Camera behavior causes plenty of issues too. A camera should never take priority over position, awareness, or instructions. Large housings and video rigs are common on shark dives, especially at world-class sites, but they require discipline. If your setup is so distracting that you stop monitoring your depth, air, or guide, it is too much setup for that dive.
Touching marine life is an obvious line, but there are subtler forms of bad behavior. Tapping tanks to get attention, making aggressive gestures toward sharks, crowding the guides, or trying to improve the action all work against a responsible operation. The right approach is observation, not interference.
Photographers often have the strongest temptation to break formation because they can see the shot they want just outside the frame. Good shark photography, however, usually comes from patience rather than pursuit.
If you are carrying a camera, streamline it and know your settings before descent. Do not spend the opening minutes of the dive adjusting strobes while the group is settling in. The best shooters are nearly invisible in the water. They stay aware of their neighbors, avoid blocking views for everyone behind them, and accept that no image is worth disrupting the structure of the dive.
It also helps to keep expectations realistic. Some dives are ideal for wide-angle work. Others are better for simply experiencing the interaction. Conditions, current, visibility, and shark movement all shape what is possible. Experienced underwater creators understand that the site comes first and the image comes second.
There is a reason premium shark dives feel different from casual wildlife encounters. The standard is higher. A professional shark operation is not just taking you to a site and hoping for the best. It is managing diver placement, reading conditions, and maintaining procedures that protect both guests and marine life.
Etiquette is how divers support that system. Respect the brief. Respect the guides. Respect the spacing. Respect the fact that these are wild animals, not performers.
That conservation mindset matters. Sharks are often misunderstood, yet they are essential apex predators in healthy marine ecosystems. When divers behave well, shark tourism can reinforce public appreciation for these animals and support marine protected areas, research, and reef stewardship. When divers behave badly, the whole experience becomes smaller, less credible, and less sustainable.
At sites known for structured shark encounters, including the famous shark diving in Pacific Harbour, that standard of behavior is part of what makes the dive so memorable. You are not there to dominate the environment. You are there to witness it under the guidance of people who know how to do it properly.
Even confident divers can feel a surge of adrenaline on a shark dive.

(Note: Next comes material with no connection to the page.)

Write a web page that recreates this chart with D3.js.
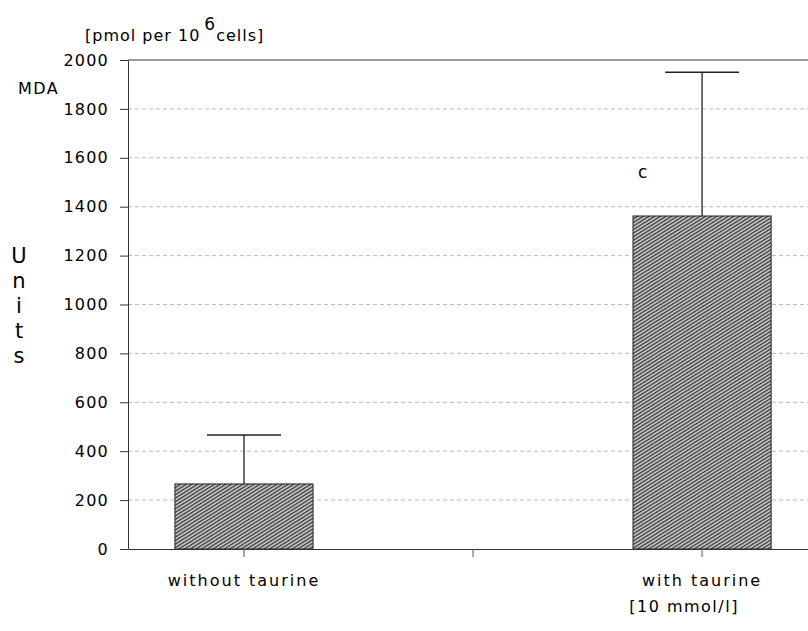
<!DOCTYPE html>
<html lang="en">
<head>
    <meta charset="UTF-8">
    <title>MDA units with and without taurine</title>
    <script src="https://d3js.org/d3.v7.min.js"></script>
    <style>
        body {
            margin: 0;
            background: white;
            font-family: "DejaVu Sans", Arial, sans-serif;
        }
        .tick text {
            font-size: 16px;
            fill: #000;
            font-family: "DejaVu Sans", Arial, sans-serif;
            letter-spacing: 1.2px;
        }
        .label {
            font-size: 16px;
            fill: #000;
        }
    </style>
</head>
<body>
<svg id="chart" width="808" height="631"></svg>
<script>
    // Data
    const categories = ["without taurine", "", "with taurine"];
    const means = [266, null, 1362];
    const errors = [200, null, 588];
    const yTicks = [0, 200, 400, 600, 800, 1000, 1200, 1400, 1600, 1800, 2000];

    const svg = d3.select("#chart"),
        margin = { top: 60, right: 0, bottom: 82, left: 128 },
        width = +svg.attr("width") - margin.left - margin.right,
        height = +svg.attr("height") - margin.top - margin.bottom,
        g = svg.append("g").attr("transform", `translate(${margin.left},${margin.top})`);

    const x = d3.scaleBand()
        .domain(categories)
        .range([0, width])
        .paddingInner(0.397)
        .paddingOuter(0.183)
        .align(0.56);

    const y = d3.scaleLinear()
        .domain([0, 2000])
        .range([height, 0]);

    // hatch pattern
    const pat = svg.append("defs").append("pattern")
        .attr("id", "hatch")
        .attr("patternUnits", "userSpaceOnUse")
        .attr("width", 3)
        .attr("height", 3)
        .attr("patternTransform", "rotate(-32)");
    pat.append("rect").attr("width", 3).attr("height", 3).attr("fill", "#d0d0d0");
    pat.append("rect").attr("width", 3).attr("height", 1.3).attr("fill", "#303030");

    // gridlines
    g.append("g")
        .selectAll("line")
        .data(yTicks.filter(d => d > 0 && d < 2000))
        .enter().append("line")
        .attr("x1", 0)
        .attr("x2", width)
        .attr("y1", d => y(d))
        .attr("y2", d => y(d))
        .attr("stroke", "#aaa")
        .attr("stroke-width", 0.8)
        .attr("stroke-dasharray", "4,3");

    // top frame line
    g.append("line")
        .attr("x1", 0).attr("x2", width)
        .attr("y1", y(2000)).attr("y2", y(2000))
        .attr("stroke", "#333");

    const items = categories.map((c, i) => ({ cat: c, mean: means[i], err: errors[i] }))
        .filter(d => d.mean !== null);

    // error bars
    const eb = g.append("g").selectAll("g").data(items).enter().append("g");
    eb.append("line")
        .attr("x1", d => x(d.cat) + x.bandwidth() / 2)
        .attr("x2", d => x(d.cat) + x.bandwidth() / 2)
        .attr("y1", d => y(d.mean))
        .attr("y2", d => y(d.mean + d.err))
        .attr("stroke", "#222")
        .attr("stroke-width", 1.3);
    eb.append("line")
        .attr("x1", d => x(d.cat) + x.bandwidth() / 2 - 37)
        .attr("x2", d => x(d.cat) + x.bandwidth() / 2 + 37)
        .attr("y1", d => y(d.mean + d.err))
        .attr("y2", d => y(d.mean + d.err))
        .attr("stroke", "#222")
        .attr("stroke-width", 1.5);

    // bars
    g.append("g").selectAll("rect").data(items).enter().append("rect")
        .attr("x", d => x(d.cat))
        .attr("width", x.bandwidth())
        .attr("y", d => y(d.mean))
        .attr("height", d => y(0) - y(d.mean))
        .attr("fill", "url(#hatch)")
        .attr("stroke", "#222")
        .attr("stroke-width", 1);

    // x axis
    const xAxis = g.append("g")
        .attr("transform", `translate(0,${height})`)
        .call(d3.axisBottom(x).tickSize(8).tickSizeOuter(0).tickPadding(18));
    xAxis.select(".domain").attr("stroke", "#333");
    xAxis.selectAll(".tick line").attr("stroke", "#555");
    xAxis.selectAll(".tick text").style("letter-spacing", "2px");

    // y axis
    const yAxis = g.append("g")
        .call(d3.axisLeft(y).tickValues(yTicks).tickFormat(d3.format("d")).tickSize(8).tickSizeOuter(0).tickPadding(11));
    yAxis.select(".domain").attr("stroke", "#333");
    yAxis.selectAll(".tick line").attr("stroke", "#333");

    // labels
    const title = svg.append("text").attr("class", "label")
        .attr("x", 85).attr("y", 41)
        .style("letter-spacing", "1px");
    title.append("tspan").text("[pmol per 10");
    title.append("tspan").attr("dx", 4).attr("dy", -11).style("font-size", "17px").text("6");
    title.append("tspan").attr("dy", 11).text("cells]");

    svg.append("text").attr("class", "label")
        .attr("x", 18).attr("y", 94)
        .style("letter-spacing", "1.5px")
        .text("MDA");

    // vertical "Units", one letter per text
    svg.append("g").selectAll("text")
        .data("Units".split(""))
        .enter().append("text")
        .attr("class", "label")
        .attr("x", 19)
        .attr("y", (d, i) => 263 + i * 25)
        .attr("text-anchor", "middle")
        .style("font-size", "21px")
        .text(d => d);

    svg.append("text").attr("class", "label")
        .attr("x", 638).attr("y", 178)
        .style("font-size", "17px")
        .text("c");

    svg.append("text").attr("class", "label")
        .attr("x", margin.left + x("with taurine") + x.bandwidth() / 2 - 18)
        .attr("y", 612)
        .attr("text-anchor", "middle")
        .style("letter-spacing", "1.5px")
        .text("[10 mmol/l]");
</script>
</body>
</html>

That is normal. Etiquette is not about pretending you are unfazed. It is about managing yourself in a way that does not transfer stress to the group.
If you feel anxious, slow your breathing and focus on your guide or a fixed point on the reef. Stay in position. Avoid sudden ascents or dramatic gestures. If you truly need assistance, signal early and clearly. Professional crews train for this, and calm communication always works better than waiting until you are overloaded.
There is no shame in sitting out a dive that does not match your comfort or experience level. In fact, that decision shows far better judgment than forcing your way through a dive while under stress.
There is a pattern you notice on well-run shark trips. The divers who seem most at ease are not the ones trying hardest to prove something. They are the ones who move cleanly, listen closely, and let the encounter unfold.
That is the real standard in any guide to shark dive etiquette. Be prepared. Be still when it counts. Follow the structure of the dive. Treat sharks with respect, and treat the people managing the experience with the same respect. If you do that, the encounter becomes what it should be – not just exciting, but genuinely world-class.
The ocean rewards composure, and shark diving rewards it even more.